• Raw data:
>>>>>

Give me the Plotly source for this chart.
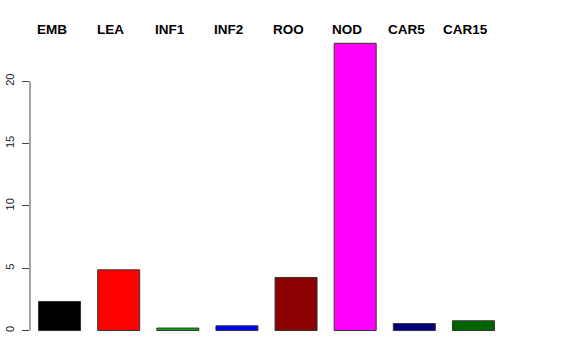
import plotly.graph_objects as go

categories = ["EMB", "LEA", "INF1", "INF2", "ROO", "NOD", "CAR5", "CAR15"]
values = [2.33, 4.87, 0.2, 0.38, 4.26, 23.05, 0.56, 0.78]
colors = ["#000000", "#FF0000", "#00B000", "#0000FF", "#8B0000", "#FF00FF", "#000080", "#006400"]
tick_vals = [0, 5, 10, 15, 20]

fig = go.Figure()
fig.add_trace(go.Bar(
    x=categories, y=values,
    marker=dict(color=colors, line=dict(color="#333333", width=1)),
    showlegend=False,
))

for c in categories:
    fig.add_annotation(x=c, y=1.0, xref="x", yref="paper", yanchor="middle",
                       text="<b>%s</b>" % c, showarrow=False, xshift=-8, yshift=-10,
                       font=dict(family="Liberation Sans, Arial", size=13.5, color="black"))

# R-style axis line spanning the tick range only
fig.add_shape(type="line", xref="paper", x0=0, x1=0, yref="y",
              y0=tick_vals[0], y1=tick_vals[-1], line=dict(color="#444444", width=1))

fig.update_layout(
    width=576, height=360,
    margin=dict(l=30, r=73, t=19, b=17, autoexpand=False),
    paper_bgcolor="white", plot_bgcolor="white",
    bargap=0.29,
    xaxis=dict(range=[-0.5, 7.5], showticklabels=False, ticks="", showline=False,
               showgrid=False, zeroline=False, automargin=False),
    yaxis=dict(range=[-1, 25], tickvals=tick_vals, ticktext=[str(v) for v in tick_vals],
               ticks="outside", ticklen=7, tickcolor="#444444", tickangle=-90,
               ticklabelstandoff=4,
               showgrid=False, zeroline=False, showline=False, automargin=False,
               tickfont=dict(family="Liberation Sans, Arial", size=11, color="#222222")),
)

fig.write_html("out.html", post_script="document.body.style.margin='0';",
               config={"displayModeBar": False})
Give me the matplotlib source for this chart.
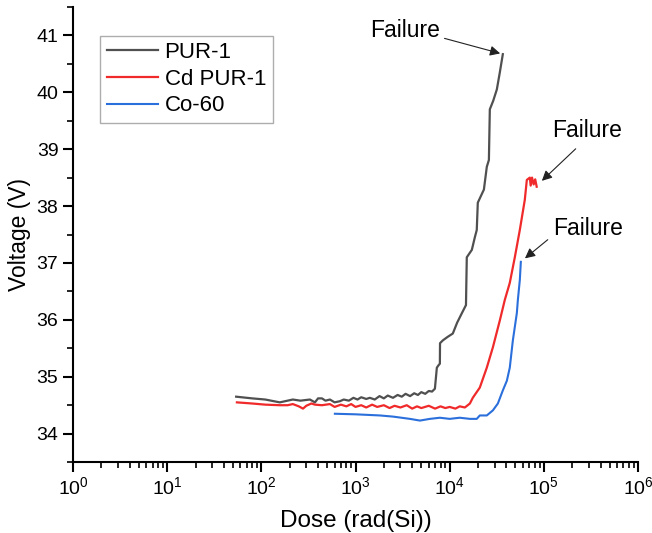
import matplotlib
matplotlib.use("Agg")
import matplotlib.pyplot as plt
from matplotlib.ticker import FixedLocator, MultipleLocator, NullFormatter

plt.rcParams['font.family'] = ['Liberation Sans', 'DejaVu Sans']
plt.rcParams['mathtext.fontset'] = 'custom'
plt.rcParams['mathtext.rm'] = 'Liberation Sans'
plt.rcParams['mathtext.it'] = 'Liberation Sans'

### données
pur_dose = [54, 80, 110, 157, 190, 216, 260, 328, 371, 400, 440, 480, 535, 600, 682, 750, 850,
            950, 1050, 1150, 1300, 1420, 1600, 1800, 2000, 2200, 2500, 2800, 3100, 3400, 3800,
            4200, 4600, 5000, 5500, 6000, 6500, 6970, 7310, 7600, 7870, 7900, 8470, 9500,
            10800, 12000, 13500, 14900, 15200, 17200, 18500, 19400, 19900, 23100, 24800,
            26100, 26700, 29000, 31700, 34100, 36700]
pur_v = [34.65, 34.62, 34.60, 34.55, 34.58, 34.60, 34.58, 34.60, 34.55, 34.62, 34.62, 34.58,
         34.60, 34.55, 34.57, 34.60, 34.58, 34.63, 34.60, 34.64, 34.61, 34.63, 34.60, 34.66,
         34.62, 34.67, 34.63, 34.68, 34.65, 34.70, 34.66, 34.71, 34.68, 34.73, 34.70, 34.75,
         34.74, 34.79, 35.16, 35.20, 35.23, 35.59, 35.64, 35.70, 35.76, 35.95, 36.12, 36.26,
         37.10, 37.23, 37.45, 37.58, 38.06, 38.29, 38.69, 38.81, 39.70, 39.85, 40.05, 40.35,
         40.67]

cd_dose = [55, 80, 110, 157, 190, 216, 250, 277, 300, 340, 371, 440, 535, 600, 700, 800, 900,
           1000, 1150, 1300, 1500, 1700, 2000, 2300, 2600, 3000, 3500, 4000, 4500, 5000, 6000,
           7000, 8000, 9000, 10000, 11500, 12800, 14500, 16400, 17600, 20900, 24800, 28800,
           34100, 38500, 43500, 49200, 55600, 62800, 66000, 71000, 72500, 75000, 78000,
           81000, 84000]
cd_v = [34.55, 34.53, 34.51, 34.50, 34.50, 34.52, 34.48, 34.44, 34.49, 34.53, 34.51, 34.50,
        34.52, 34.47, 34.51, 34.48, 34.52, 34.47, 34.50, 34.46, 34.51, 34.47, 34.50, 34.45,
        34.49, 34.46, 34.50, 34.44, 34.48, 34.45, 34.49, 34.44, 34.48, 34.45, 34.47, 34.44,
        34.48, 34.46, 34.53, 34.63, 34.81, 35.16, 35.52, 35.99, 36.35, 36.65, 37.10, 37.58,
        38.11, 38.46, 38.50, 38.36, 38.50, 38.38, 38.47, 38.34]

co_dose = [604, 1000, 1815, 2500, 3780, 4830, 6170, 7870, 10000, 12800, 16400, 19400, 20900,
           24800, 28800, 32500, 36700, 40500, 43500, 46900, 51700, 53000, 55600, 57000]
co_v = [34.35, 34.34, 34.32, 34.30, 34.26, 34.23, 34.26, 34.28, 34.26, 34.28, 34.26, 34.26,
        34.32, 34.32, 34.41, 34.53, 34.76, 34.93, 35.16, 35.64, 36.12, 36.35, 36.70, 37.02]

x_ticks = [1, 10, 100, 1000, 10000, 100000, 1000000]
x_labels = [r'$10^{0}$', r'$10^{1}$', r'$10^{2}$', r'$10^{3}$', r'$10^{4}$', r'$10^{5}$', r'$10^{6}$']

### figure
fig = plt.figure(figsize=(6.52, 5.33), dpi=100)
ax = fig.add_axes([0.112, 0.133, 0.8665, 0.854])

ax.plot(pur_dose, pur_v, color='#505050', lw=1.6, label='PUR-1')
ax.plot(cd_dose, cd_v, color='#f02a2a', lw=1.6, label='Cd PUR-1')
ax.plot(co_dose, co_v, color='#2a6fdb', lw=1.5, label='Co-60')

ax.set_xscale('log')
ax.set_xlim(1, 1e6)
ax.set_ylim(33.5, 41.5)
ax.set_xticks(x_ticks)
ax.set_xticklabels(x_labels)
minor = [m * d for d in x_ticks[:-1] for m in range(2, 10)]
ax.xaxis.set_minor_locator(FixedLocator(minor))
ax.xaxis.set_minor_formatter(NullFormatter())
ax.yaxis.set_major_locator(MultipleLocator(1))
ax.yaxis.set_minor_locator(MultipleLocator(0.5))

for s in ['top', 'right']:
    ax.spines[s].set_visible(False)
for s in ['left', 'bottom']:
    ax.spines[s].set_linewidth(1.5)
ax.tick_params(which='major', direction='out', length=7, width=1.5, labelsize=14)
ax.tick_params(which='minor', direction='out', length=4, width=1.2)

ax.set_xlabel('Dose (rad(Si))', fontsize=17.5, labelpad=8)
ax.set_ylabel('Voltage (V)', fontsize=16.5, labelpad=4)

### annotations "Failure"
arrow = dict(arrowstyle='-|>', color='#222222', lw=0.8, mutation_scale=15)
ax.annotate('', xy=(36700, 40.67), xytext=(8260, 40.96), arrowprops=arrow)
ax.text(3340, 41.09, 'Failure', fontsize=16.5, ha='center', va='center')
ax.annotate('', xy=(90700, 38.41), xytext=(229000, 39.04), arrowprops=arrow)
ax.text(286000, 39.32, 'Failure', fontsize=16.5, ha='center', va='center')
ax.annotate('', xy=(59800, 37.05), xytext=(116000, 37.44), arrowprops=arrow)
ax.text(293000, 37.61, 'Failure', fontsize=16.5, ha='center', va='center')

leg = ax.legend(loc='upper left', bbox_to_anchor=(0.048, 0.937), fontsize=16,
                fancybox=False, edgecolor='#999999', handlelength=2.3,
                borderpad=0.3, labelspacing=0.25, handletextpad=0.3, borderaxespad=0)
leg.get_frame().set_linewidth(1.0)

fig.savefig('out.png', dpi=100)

<<<<<

Repeat only the lines between the top of the entries above and the line containing "import plotly.graph_objects as go", both ends included, without the pictures.

Give me the Plotly source for this chart.
import plotly.graph_objects as go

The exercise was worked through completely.